Maintain the following checklist to ensure your cloud environments remain audit-ready:
- Infrastructure Isolation: Prove that all database and cache instances reside in private subnets with no internet gateway routes.
- Key Custody: Provide HSM logs showing that customer-managed keys are rotated every 90 days and accessed only by localized services.
- Audit Logging: Maintain immutable logs of database access, console logins, and infrastructure changes (e.g., using AWS CloudTrail and pgAudit) with log files stored in a write-once, read-many (WORM) storage bucket inside KSA borders.
- Disaster Recovery: Document successful multi-AZ database failover testing conducted within the Riyadh region within the last six months.
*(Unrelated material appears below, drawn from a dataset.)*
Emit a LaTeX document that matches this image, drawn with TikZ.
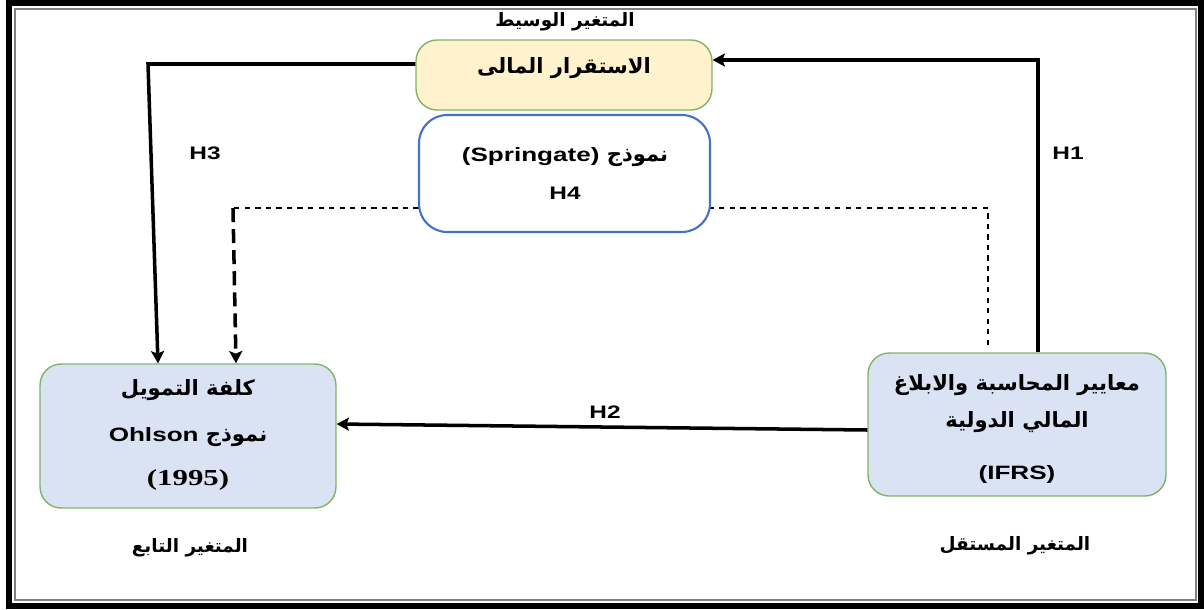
\documentclass[tikz,border=0pt]{standalone}
\usepackage{fontspec}
\usetikzlibrary{arrows.meta}
\setmainfont[FakeStretch=1.35]{Liberation Sans}
\newfontfamily\arabicfont[Script=Arabic]{DejaVu Sans}
\newfontfamily\yearfont[FakeStretch=1.35]{Liberation Serif}
\TeXXeTstate=1
\newcommand{\artext}[1]{{\arabicfont\bfseries\beginR #1\endR}}
\newcommand{\lat}[1]{\beginL{\rmfamily\bfseries\fontsize{11}{13}\selectfont #1}\endL}
\definecolor{boxgreen}{RGB}{130,179,102}
\definecolor{boxyellow}{RGB}{255,242,204}
\definecolor{boxblue}{RGB}{218,227,243}
\definecolor{modelblue}{RGB}{68,114,196}
\begin{document}
\begin{tikzpicture}[x=0.02cm,y=-0.02cm,>={Stealth[length=7pt,width=7.5pt,inset=1.5pt]},
		box/.style={draw=boxgreen,line width=0.8pt,rounded corners=12pt,inner sep=0},
		arr/.style={->,line width=2pt},
		hyp/.style={font=\bfseries\fontsize{10.3}{12}\selectfont},
		lbl/.style={font=\fontsize{10.5}{12}\selectfont},
		txt/.style={font=\fontsize{12}{14}\selectfont}]
		\useasboundingbox (0,0) rectangle (1204,609);
		\draw[line width=3.4pt] (9,3) rectangle (1201,606);
		\draw[gray,line width=0.6pt] (15,9) rectangle (1196,600);
		% boxes
		\node[box,fill=boxyellow,minimum width=5.92cm,minimum height=1.4cm] (y) at (564,75) {};
		\node[box,fill=boxblue,minimum width=5.92cm,minimum height=2.88cm] (l) at (188,436) {};
		\node[box,fill=boxblue,minimum width=5.96cm,minimum height=2.86cm] (r) at (1017,424.5) {};
		% H4, drawn before the model box
		\coordinate (d1) at (988,345);
		\coordinate (d2) at (233,208);
		\draw[dashed,line width=0.6pt] (d1) |- (d2);
		\draw[arr,dash pattern=on 8pt off 4pt] (d2) -- ([xshift=0.96cm]l.north);
		\node[draw=modelblue,fill=white,line width=1.2pt,rounded corners=16pt,minimum width=5.82cm,minimum height=2.34cm] (m) at (564.5,173.5) {};
		% H1, H2, H3
		\draw[arr] ([xshift=0.42cm]r.north) |- ([yshift=0.3cm]y.east);
		\coordinate (h3) at (148,64);
		\draw[arr] ([yshift=0.22cm]y.west) -- (h3) -- ([xshift=-0.6cm]l.north);
		\draw[arr] ([yshift=-0.11cm]r.west) -- ([yshift=0.24cm]l.east);
		% texts
		\node[lbl] (tm) at (565,22) {\artext{المتغير الوسيط}};
		\node[txt] (ty) at (564,68) {\artext{الاستقرار المالى}};
		\node[txt] (tm1) at (565,157) {\artext{نموذج \lat{(Springate)}}};
		\node[hyp] (t4) at (565,193) {H4};
		\node[hyp] (t1) at (1068,153) {H1};
		\node[hyp] (t2) at (605,412) {H2};
		\node[hyp] (t3) at (205,153) {H3};
		\node[txt] (tl1) at (188,390) {\artext{كلفة التمويل}};
		\node[txt] (tl2) at (188,437) {\artext{نموذج \lat{Ohlson}}};
		\node[font=\yearfont\bfseries\fontsize{13}{15}\selectfont] (tl3) at (188,480) {(1995)};
		\node[font=\bfseries\fontsize{11}{13}\selectfont] (tr3) at (1017,474) {(IFRS)};
		\node[txt] (tr1) at (1017,385) {\artext{معايير المحاسبة والابلاغ}};
		\node[txt] (tr2) at (1017,422) {\artext{المالي الدولية}};
		\node[lbl] (tb1) at (190,548) {\artext{المتغير التابع}};
		\node[lbl] (tb2) at (1015,546) {\artext{المتغير المستقل}};
	\end{tikzpicture}
\end{document}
- Data Minimization: Prove that non-production environments contain only synthetic mock data, and that all real production datasets are encrypted.
8. Conclusion and Strategic Action Plan
Building for SAMA compliance is not about adding security settings to a global platform; it is about designing a regional infrastructure stack from the ground up. By using sharding proxies, Multi-AZ databases inside KSA, localized KMS key management, and isolated VPC networks, you can build a highly resilient architecture that satisfies the Kingdom's strict compliance standards.
Establishing a solid sovereign cloud migration saudi arabia strategy allows your business to enter the Saudi market confidently, ensuring compliant operations while enabling high-performance cloud architectures.